### GIVEN MATERIAL:
**********
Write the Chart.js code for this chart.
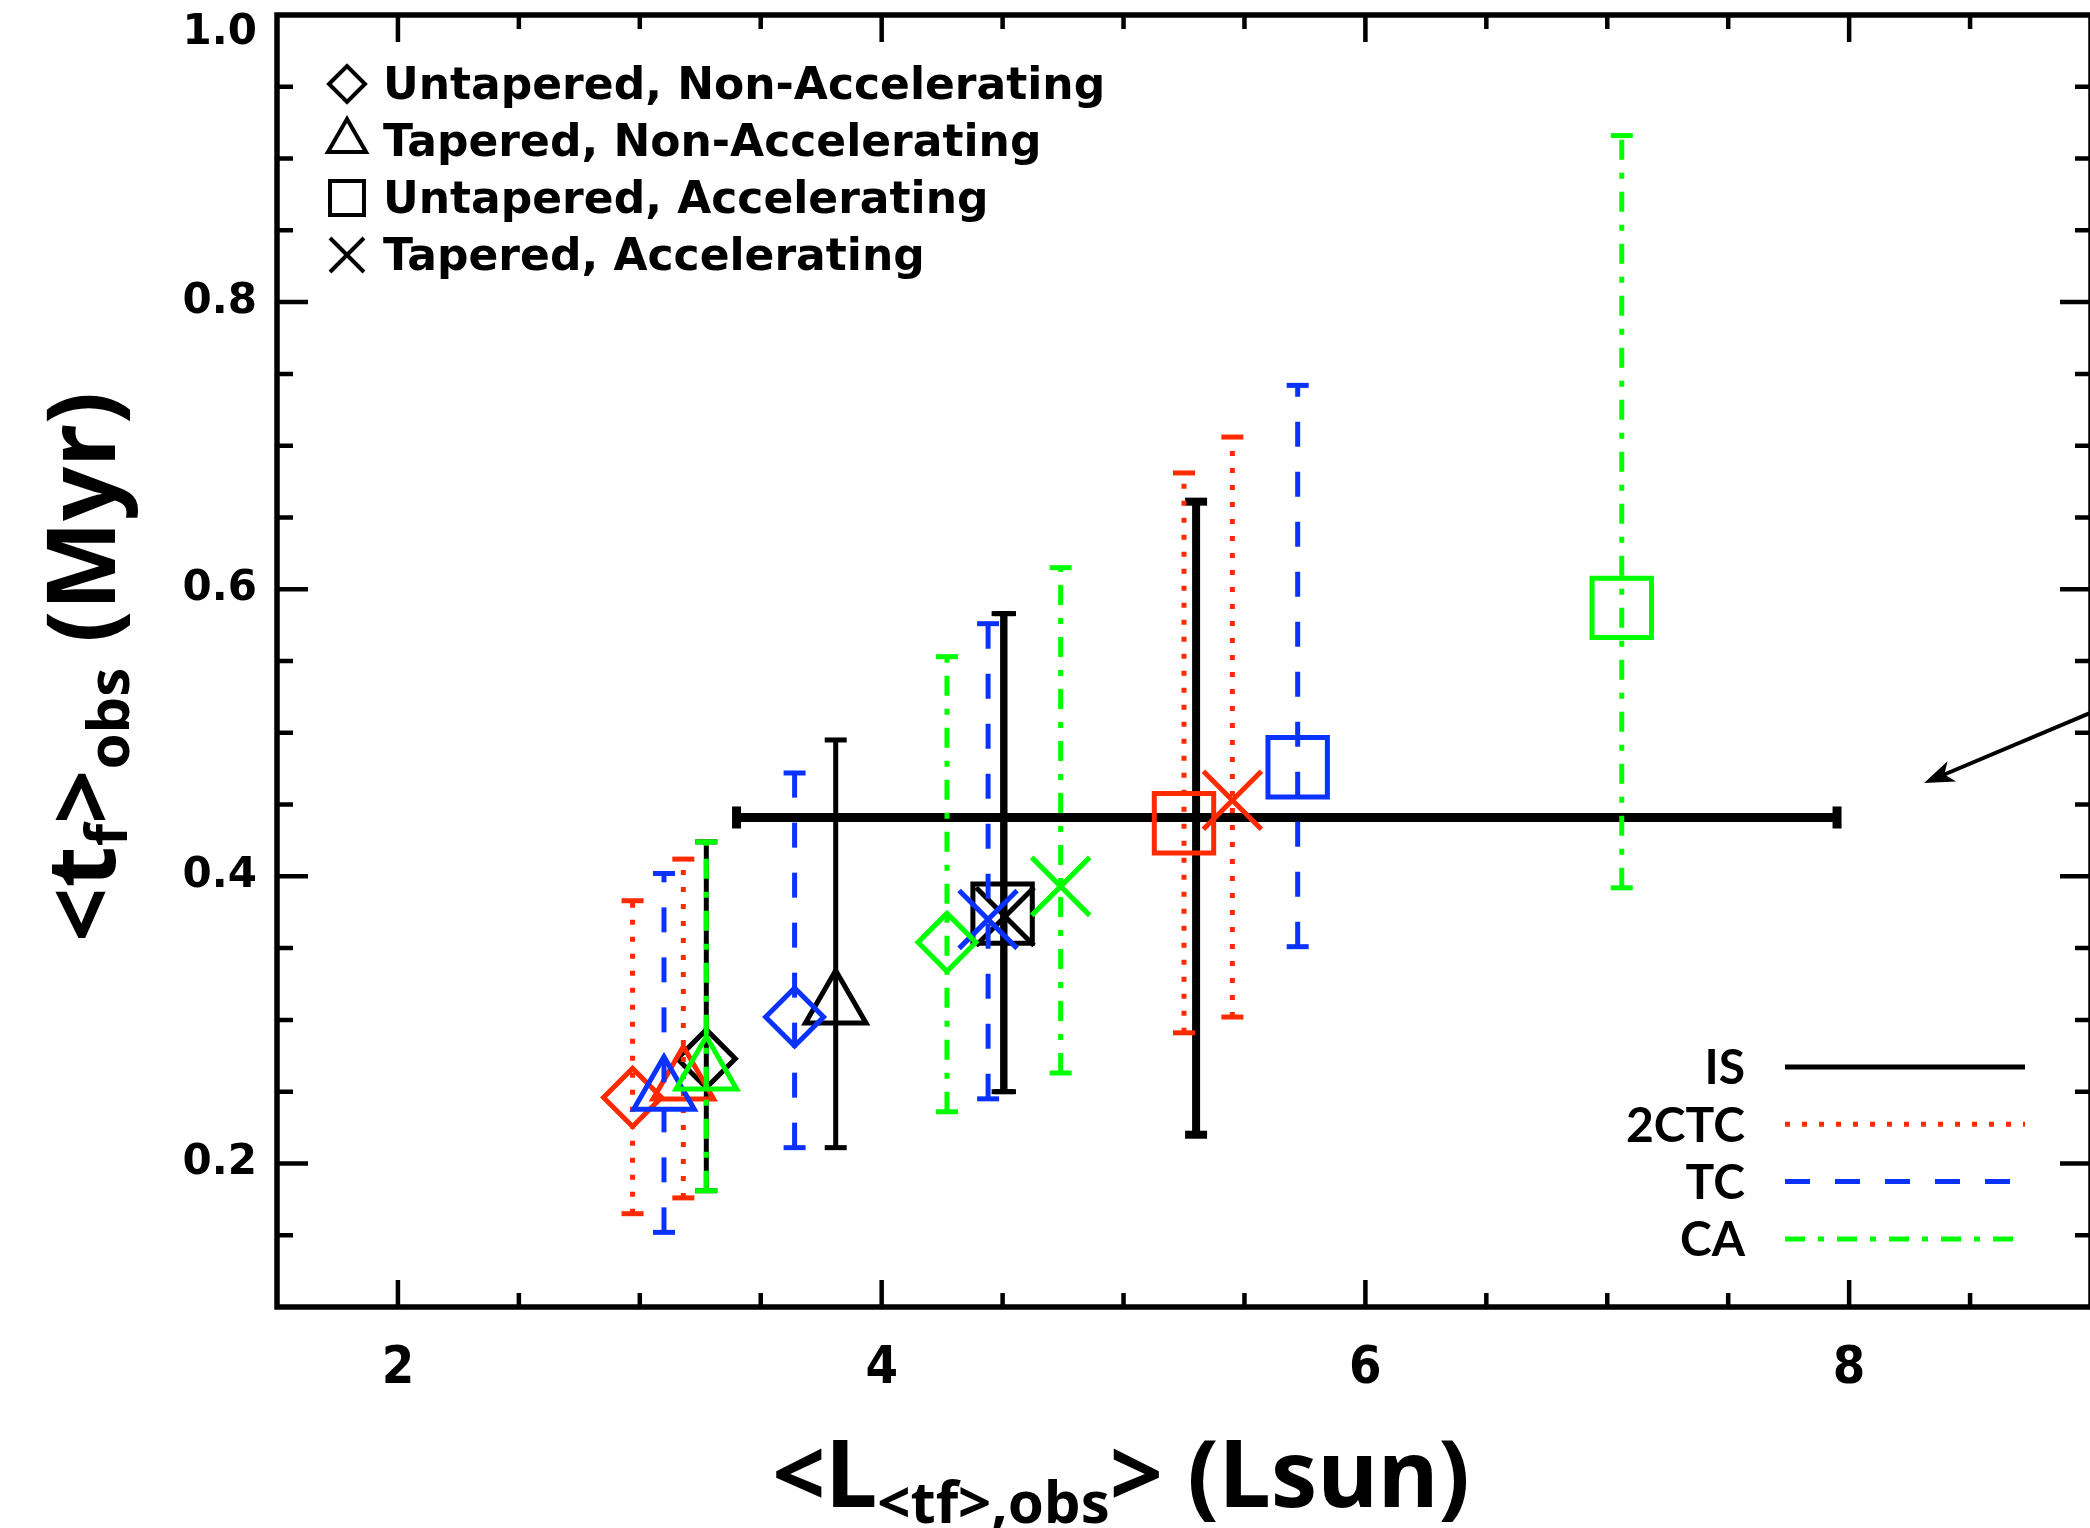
<!DOCTYPE html>
<html>
<head>
<meta charset="utf-8">
<script src="https://cdn.jsdelivr.net/npm/chart.js@4.4.1/dist/chart.umd.min.js"></script>
<style>
  html, body { margin: 0; padding: 0; background: #fff; overflow: hidden; }
  #wrap { position: absolute; left: 0; top: 0; width: 2100px; height: 1528px; }
</style>
</head>
<body>
<div id="wrap"><canvas id="chart" width="2100" height="1528"></canvas></div>
<script>
// models and marker shapes
const modelNames = ['IS', '2CTC', 'TC', 'CA'];
const modelColors = ['#000000', '#ff2a00', '#0a32ff', '#00ff00'];
const modelDash = [[], [5, 12], [25, 25], [20, 13, 6, 13]];
const shapeNames = ['Untapered, Non-Accelerating', 'Tapered, Non-Accelerating',
  'Untapered, Accelerating', 'Tapered, Accelerating'];
const shapeStyles = ['rectRot', 'triangle', 'rect', 'crossRot'];
const shapeRadii = [29, 35, 42, 41];

// values per model, in shapeNames order: <L> (Lsun), <tf> (Myr), error bar low / high
const isL = [3.275, 3.81, 4.50, 4.51];
const isT = [0.273, 0.310, 0.374, 0.372];
const isLo = [0.181, 0.211, 0.250, 0.250];
const isHi = [0.424, 0.495, 0.583, 0.583];

const ctcL = [2.97, 3.18, 5.25, 5.45];
const ctcT = [0.246, 0.257, 0.437, 0.453];
const ctcLo = [0.165, 0.176, 0.291, 0.302];
const ctcHi = [0.383, 0.412, 0.681, 0.706];

const tcL = [3.64, 3.10, 5.72, 4.44];
const tcT = [0.302, 0.250, 0.476, 0.370];
const tcLo = [0.211, 0.152, 0.351, 0.245];
const tcHi = [0.472, 0.402, 0.742, 0.576];

const caL = [4.27, 3.275, 7.06, 4.74];
const caT = [0.354, 0.264, 0.587, 0.393];
const caLo = [0.236, 0.181, 0.392, 0.263];
const caHi = [0.553, 0.424, 0.916, 0.615];

// observed value with its ranges
const obsL = 5.30;
const obsT = 0.441;
const obsLRange = [3.40, 7.95];
const obsTRange = [0.220, 0.661];

// arrow (from, to) in data units
const arrowFrom = [9.0, 0.514];
const arrowTo = [8.31, 0.465];

// axes
const xMin = 1.5, xMax = 9.0, xMinorStep = 0.5;
const yMin = 0.1, yMax = 1.0, yMinorStep = 0.05;
const xTickValues = [2, 4, 6, 8];
const yTickValues = [0.2, 0.4, 0.6, 0.8, 1.0];

const modelL = [isL, ctcL, tcL, caL];
const modelT = [isT, ctcT, tcT, caT];
const modelLo = [isLo, ctcLo, tcLo, caLo];
const modelHi = [isHi, ctcHi, tcHi, caHi];

const datasets = [];

// markers and error bars; lower order is drawn on top
modelNames.forEach((name, m) => {
  const color = modelColors[m];
  datasets.push({
    label: name,
    data: modelL[m].map((x, i) => ({ x: x, y: modelT[m][i] })),
    showLine: false,
    pointStyle: shapeStyles,
    pointRadius: shapeRadii,
    pointHoverRadius: shapeRadii,
    pointBorderWidth: 5,
    pointBorderColor: color,
    pointBackgroundColor: 'rgba(0,0,0,0)',
    order: 7 - 2 * m
  });
  modelL[m].forEach((x, i) => {
    datasets.push({
      label: name + ' err',
      data: [{ x: x, y: modelLo[m][i] }, { x: x, y: modelHi[m][i] }],
      showLine: true,
      borderColor: color,
      borderWidth: 5,
      borderDash: modelDash[m],
      pointStyle: 'line',
      pointRadius: 11,
      pointHoverRadius: 11,
      pointBorderWidth: 5,
      pointBorderColor: color,
      order: 8 - 2 * m
    });
  });
});

// observed ranges
datasets.push({
  label: 'obs L',
  data: [{ x: obsLRange[0], y: obsT }, { x: obsLRange[1], y: obsT }],
  showLine: true, borderColor: '#000', borderWidth: 9,
  pointStyle: 'line', pointRotation: 90, pointRadius: 11, pointHoverRadius: 11,
  pointBorderWidth: 9, pointBorderColor: '#000', order: 9
});
datasets.push({
  label: 'obs t',
  data: [{ x: obsL, y: obsTRange[0] }, { x: obsL, y: obsTRange[1] }],
  showLine: true, borderColor: '#000', borderWidth: 8,
  pointStyle: 'line', pointRadius: 11, pointHoverRadius: 11,
  pointBorderWidth: 8, pointBorderColor: '#000', order: 9
});

function drawShape(ctx, style, r, x, y, color) {
  ctx.save();
  ctx.strokeStyle = color;
  ctx.fillStyle = 'rgba(0,0,0,0)';
  Chart.helpers.drawPoint(ctx, { pointStyle: style, radius: r, borderWidth: 4, rotation: 0 }, x, y);
  ctx.restore();
}

function drawParts(ctx, parts, cx, base) {
  let total = 0;
  parts.forEach(p => { ctx.font = p.font; p.w = ctx.measureText(p.text).width; total += p.w; });
  let x = cx - total / 2;
  parts.forEach(p => {
    ctx.font = p.font;
    ctx.fillText(p.text, x, base + (p.dy || 0));
    x += p.w;
  });
}

const framePlugin = {
  id: 'frame',
  afterDatasetsDraw(chart) {
    const { ctx, chartArea: a, scales: { x, y } } = chart;
    ctx.save();
    ctx.strokeStyle = '#000';
    ctx.lineCap = 'butt';

    // inward ticks on all four sides
    ctx.lineWidth = 4.5;
    ctx.beginPath();
    const nx = Math.round((xMax - xMin) / xMinorStep);
    for (let i = 1; i < nx; i++) {
      const v = xMin + i * xMinorStep;
      const major = xTickValues.some(t => Math.abs(t - v) < 1e-6);
      const len = major ? 27 : 14;
      const px = x.getPixelForValue(v);
      ctx.moveTo(px, a.bottom); ctx.lineTo(px, a.bottom - len);
      ctx.moveTo(px, a.top); ctx.lineTo(px, a.top + len);
    }
    const ny = Math.round((yMax - yMin) / yMinorStep);
    for (let i = 1; i < ny; i++) {
      const v = yMin + i * yMinorStep;
      const major = yTickValues.some(t => Math.abs(t - v) < 1e-6);
      const len = major ? 31 : 16;
      const py = y.getPixelForValue(v);
      ctx.moveTo(a.left, py); ctx.lineTo(a.left + len, py);
      ctx.moveTo(a.right, py); ctx.lineTo(a.right - len, py);
    }
    ctx.stroke();

    ctx.lineWidth = 5.5;
    ctx.strokeRect(a.left, a.top, a.right - a.left, a.bottom - a.top);

    // arrow
    const x0 = x.getPixelForValue(arrowFrom[0]), y0 = y.getPixelForValue(arrowFrom[1]);
    const x1 = x.getPixelForValue(arrowTo[0]), y1 = y.getPixelForValue(arrowTo[1]);
    const ang = Math.atan2(y1 - y0, x1 - x0);
    ctx.lineWidth = 4;
    ctx.beginPath();
    ctx.moveTo(x0, y0);
    ctx.lineTo(x1 - 20 * Math.cos(ang), y1 - 20 * Math.sin(ang));
    ctx.stroke();
    ctx.fillStyle = '#000';
    ctx.beginPath();
    ctx.moveTo(x1, y1);
    ctx.lineTo(x1 - 30 * Math.cos(ang) + 11 * Math.sin(ang), y1 - 30 * Math.sin(ang) - 11 * Math.cos(ang));
    ctx.lineTo(x1 - 22 * Math.cos(ang), y1 - 22 * Math.sin(ang));
    ctx.lineTo(x1 - 30 * Math.cos(ang) - 11 * Math.sin(ang), y1 - 30 * Math.sin(ang) + 11 * Math.cos(ang));
    ctx.closePath();
    ctx.fill();

    // shape legend (top left)
    const shapeLegendR = [18, 22, 24, 24];
    ctx.textBaseline = 'alphabetic';
    ctx.textAlign = 'left';
    shapeNames.forEach((s, i) => {
      const ry = 84 + i * 57;
      drawShape(ctx, shapeStyles[i], shapeLegendR[i], 347, ry, '#000');
      ctx.fillStyle = '#000';
      ctx.font = 'bold 44px "DejaVu Sans"';
      ctx.fillText(s, 383, ry + 15);
    });

    // model legend (bottom right)
    ctx.textAlign = 'right';
    ctx.textBaseline = 'middle';
    modelNames.forEach((n, m) => {
      const ry = 1067 + m * 57.3;
      ctx.fillStyle = '#000';
      ctx.font = 'bold 48px Lato';
      ctx.fillText(n, 1745, ry + 2);
      ctx.strokeStyle = modelColors[m];
      ctx.lineWidth = 5;
      ctx.setLineDash(modelDash[m]);
      ctx.beginPath();
      ctx.moveTo(1785, ry); ctx.lineTo(2025, ry);
      ctx.stroke();
      ctx.setLineDash([]);
    });
    ctx.restore();
  },
  afterDraw(chart) {
    const { ctx } = chart;
    ctx.save();
    ctx.fillStyle = '#000';
    ctx.textAlign = 'left';
    ctx.textBaseline = 'alphabetic';
    // x title
    drawParts(ctx, [
      { text: '<L', font: 'bold 93px "Noto Sans"' },
      { text: '<tf>,obs', font: 'bold 58px "Noto Sans"', dy: 16 },
      { text: '> (Lsun)', font: 'bold 93px "Noto Sans"' }
    ], 1121, 1507);
    // y title
    ctx.translate(115, 667);
    ctx.rotate(-Math.PI / 2);
    drawParts(ctx, [
      { text: '<t', font: 'bold 95px "Noto Sans"' },
      { text: 'f', font: 'bold 58px "Noto Sans"', dy: 12 },
      { text: '>', font: 'bold 95px "Noto Sans"' },
      { text: 'obs', font: 'bold 58px "Noto Sans"', dy: 14 },
      { text: ' (Myr)', font: 'bold 95px "Noto Sans"' }
    ], 0, 0);
    ctx.restore();
  }
};

new Chart(document.getElementById('chart'), {
  type: 'scatter',
  data: { datasets: datasets },
  options: {
    responsive: false,
    animation: false,
    devicePixelRatio: 1,
    events: [],
    layout: { autoPadding: false, padding: { left: 0, top: 15, right: 9, bottom: 0 } },
    plugins: { legend: { display: false }, tooltip: { enabled: false } },
    scales: {
      x: {
        type: 'linear', position: 'bottom', min: xMin, max: xMax,
        grid: { display: false, drawTicks: false },
        border: { display: false },
        ticks: {
          color: '#000', padding: 31,
          font: { family: '"Liberation Sans Narrow", "DejaVu Sans Condensed", "DejaVu Sans"', size: 52, weight: 'bold' },
          callback: v => String(v)
        },
        afterBuildTicks: s => { s.ticks = xTickValues.map(v => ({ value: v })); },
        afterFit: s => { s.height = 221; s.paddingLeft = 0; s.paddingRight = 0; }
      },
      y: {
        type: 'linear', position: 'left', min: yMin, max: yMax,
        grid: { display: false, drawTicks: false },
        border: { display: false },
        ticks: {
          color: '#000', padding: 20,
          font: { family: '"DejaVu Sans"', size: 42, weight: 'bold', lineHeight: 0.86 },
          // top label sits just below the frame corner, as in the original
          callback: v => (v >= yMax - 1e-9 ? ['', v.toFixed(1)] : v.toFixed(1))
        },
        afterBuildTicks: s => { s.ticks = yTickValues.map(v => ({ value: v })); },
        afterFit: s => { s.width = 277; s.paddingTop = 0; s.paddingBottom = 0; }
      }
    }
  },
  plugins: [framePlugin]
});
</script>
</body>
</html>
**********
### WORK REQUIRED:
Each line from the top of the material through the line containing "const isHi = [0.424, 0.495, 0.583, 0.583];" should be reproduced exactly; please drop any images.

### RESULT OF THE EXERCISE:
Write the Chart.js code for this chart.
<!DOCTYPE html>
<html>
<head>
<meta charset="utf-8">
<script src="https://cdn.jsdelivr.net/npm/chart.js@4.4.1/dist/chart.umd.min.js"></script>
<style>
  html, body { margin: 0; padding: 0; background: #fff; overflow: hidden; }
  #wrap { position: absolute; left: 0; top: 0; width: 2100px; height: 1528px; }
</style>
</head>
<body>
<div id="wrap"><canvas id="chart" width="2100" height="1528"></canvas></div>
<script>
// models and marker shapes
const modelNames = ['IS', '2CTC', 'TC', 'CA'];
const modelColors = ['#000000', '#ff2a00', '#0a32ff', '#00ff00'];
const modelDash = [[], [5, 12], [25, 25], [20, 13, 6, 13]];
const shapeNames = ['Untapered, Non-Accelerating', 'Tapered, Non-Accelerating',
  'Untapered, Accelerating', 'Tapered, Accelerating'];
const shapeStyles = ['rectRot', 'triangle', 'rect', 'crossRot'];
const shapeRadii = [29, 35, 42, 41];

// values per model, in shapeNames order: <L> (Lsun), <tf> (Myr), error bar low / high
const isL = [3.275, 3.81, 4.50, 4.51];
const isT = [0.273, 0.310, 0.374, 0.372];
const isLo = [0.181, 0.211, 0.250, 0.250];
const isHi = [0.424, 0.495, 0.583, 0.583];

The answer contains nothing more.